§ What this task involves:
Render the material again word for word, skipping the pictures in it.

§ Information provided:
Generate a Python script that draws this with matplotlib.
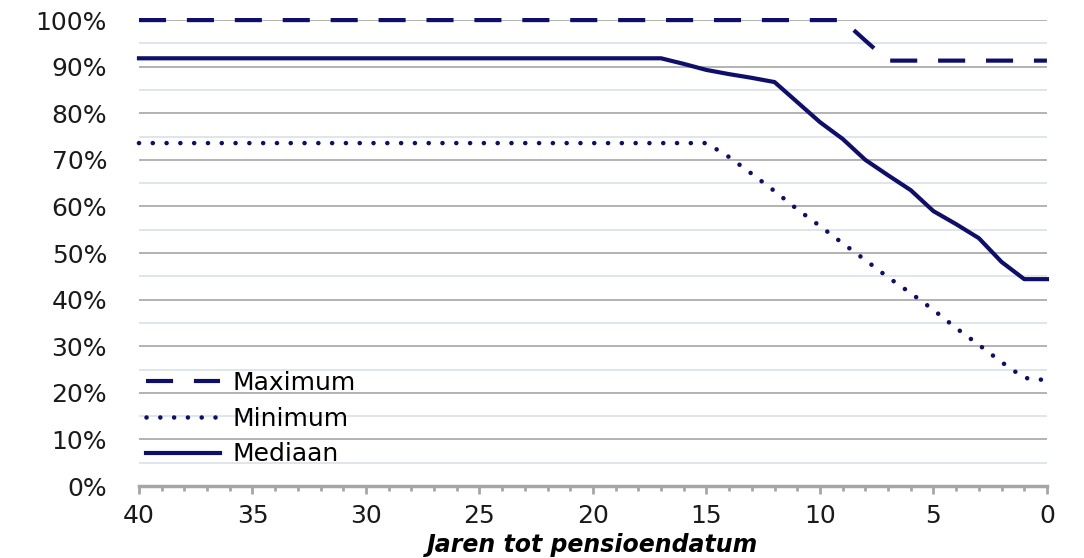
import matplotlib
matplotlib.use("Agg")
import matplotlib.pyplot as plt
from matplotlib.ticker import MultipleLocator, PercentFormatter

plt.rcParams['font.family'] = ['DejaVu Sans']

# Jaren tot pensioendatum (40 -> 0)
jaren = list(range(40, -1, -1))

# Maximum
maximum = [100.0] * 32 + [95.6, 91.3, 91.3, 91.3, 91.3, 91.3, 91.3, 91.3, 91.3]

# Minimum
minimum = [73.6] * 26 + [70.6, 67.0, 63.3, 59.4, 55.8, 52.1, 48.5, 44.8, 41.4,
                         37.8, 33.9, 30.3, 26.6, 23.2, 22.7]

# Mediaan
mediaan = [91.8] * 24 + [90.6, 89.3, 88.4, 87.6, 86.7, 82.4, 78.1, 74.5, 70.0,
                         66.7, 63.5, 59.0, 56.2, 53.2, 48.1, 44.4, 44.4]

kleur = '#0f0f6b'

fig = plt.figure(figsize=(10.84, 5.58), dpi=100)
ax = fig.add_axes([0.1282, 0.129, 0.8376, 0.835])

ax.plot(jaren, maximum, color=kleur, lw=3, dashes=(6.5, 5), label='Maximum',
        clip_on=False)
ax.plot(jaren, minimum, color=kleur, lw=3.3, dashes=(0.01, 3.0),
        dash_capstyle='round', label='Minimum', clip_on=False)
ax.plot(jaren, mediaan, color=kleur, lw=3, label='Mediaan', clip_on=False)

ax.set_xlim(40, 0)
ax.set_ylim(0, 100)

ax.yaxis.set_major_locator(MultipleLocator(10))
ax.yaxis.set_minor_locator(MultipleLocator(5))
ax.yaxis.set_major_formatter(PercentFormatter(decimals=0))
ax.xaxis.set_major_locator(MultipleLocator(5))
ax.xaxis.set_minor_locator(MultipleLocator(1))

ax.grid(True, which='major', axis='y', color='#a6a6a6', lw=1.2)
ax.grid(True, which='minor', axis='y', color='#d8e1e8', lw=1.2)
ax.set_axisbelow(True)

for s in ['top', 'right', 'left']:
    ax.spines[s].set_visible(False)
ax.spines['bottom'].set_color('#a6a6a6')
ax.spines['bottom'].set_linewidth(2.5)

ax.tick_params(axis='y', which='both', length=0, pad=23, labelsize=18, labelcolor='#1a1a1a')
ax.tick_params(axis='x', which='major', length=6, width=2, color='#a6a6a6',
               pad=7, labelsize=18, labelcolor='#1a1a1a')
ax.tick_params(axis='x', which='minor', length=3.5, width=2, color='#a6a6a6')

ax.set_xlabel('Jaren tot pensioendatum', fontsize=17, fontweight='bold',
              fontstyle='italic')
ax.xaxis.set_label_coords(0.5, -0.1)

ax.legend(loc='upper left', bbox_to_anchor=(0.008, 0.247), frameon=False,
          fontsize=18, handlelength=2.95, handletextpad=0.5, labelspacing=0.47,
          borderaxespad=0, borderpad=0)

fig.savefig('out.png', dpi=100)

§ Result of this exercise:
Generate a Python script that draws this with matplotlib.
import matplotlib
matplotlib.use("Agg")
import matplotlib.pyplot as plt
from matplotlib.ticker import MultipleLocator, PercentFormatter

plt.rcParams['font.family'] = ['DejaVu Sans']

# Jaren tot pensioendatum (40 -> 0)
jaren = list(range(40, -1, -1))

# Maximum
maximum = [100.0] * 32 + [95.6, 91.3, 91.3, 91.3, 91.3, 91.3, 91.3, 91.3, 91.3]

# Minimum
minimum = [73.6] * 26 + [70.6, 67.0, 63.3, 59.4, 55.8, 52.1, 48.5, 44.8, 41.4,
                         37.8, 33.9, 30.3, 26.6, 23.2, 22.7]

# Mediaan
mediaan = [91.8] * 24 + [90.6, 89.3, 88.4, 87.6, 86.7, 82.4, 78.1, 74.5, 70.0,
                         66.7, 63.5, 59.0, 56.2, 53.2, 48.1, 44.4, 44.4]

kleur = '#0f0f6b'

fig = plt.figure(figsize=(10.84, 5.58), dpi=100)
ax = fig.add_axes([0.1282, 0.129, 0.8376, 0.835])

ax.plot(jaren, maximum, color=kleur, lw=3, dashes=(6.5, 5), label='Maximum',
        clip_on=False)
ax.plot(jaren, minimum, color=kleur, lw=3.3, dashes=(0.01, 3.0),
        dash_capstyle='round', label='Minimum', clip_on=False)
ax.plot(jaren, mediaan, color=kleur, lw=3, label='Mediaan', clip_on=False)

ax.set_xlim(40, 0)
ax.set_ylim(0, 100)

ax.yaxis.set_major_locator(MultipleLocator(10))
ax.yaxis.set_minor_locator(MultipleLocator(5))
ax.yaxis.set_major_formatter(PercentFormatter(decimals=0))
ax.xaxis.set_major_locator(MultipleLocator(5))
ax.xaxis.set_minor_locator(MultipleLocator(1))

ax.grid(True, which='major', axis='y', color='#a6a6a6', lw=1.2)
ax.grid(True, which='minor', axis='y', color='#d8e1e8', lw=1.2)
ax.set_axisbelow(True)

for s in ['top', 'right', 'left']:
    ax.spines[s].set_visible(False)
ax.spines['bottom'].set_color('#a6a6a6')
ax.spines['bottom'].set_linewidth(2.5)

ax.tick_params(axis='y', which='both', length=0, pad=23, labelsize=18, labelcolor='#1a1a1a')
ax.tick_params(axis='x', which='major', length=6, width=2, color='#a6a6a6',
               pad=7, labelsize=18, labelcolor='#1a1a1a')
ax.tick_params(axis='x', which='minor', length=3.5, width=2, color='#a6a6a6')

ax.set_xlabel('Jaren tot pensioendatum', fontsize=17, fontweight='bold',
              fontstyle='italic')
ax.xaxis.set_label_coords(0.5, -0.1)

ax.legend(loc='upper left', bbox_to_anchor=(0.008, 0.247), frameon=False,
          fontsize=18, handlelength=2.95, handletextpad=0.5, labelspacing=0.47,
          borderaxespad=0, borderpad=0)

fig.savefig('out.png', dpi=100)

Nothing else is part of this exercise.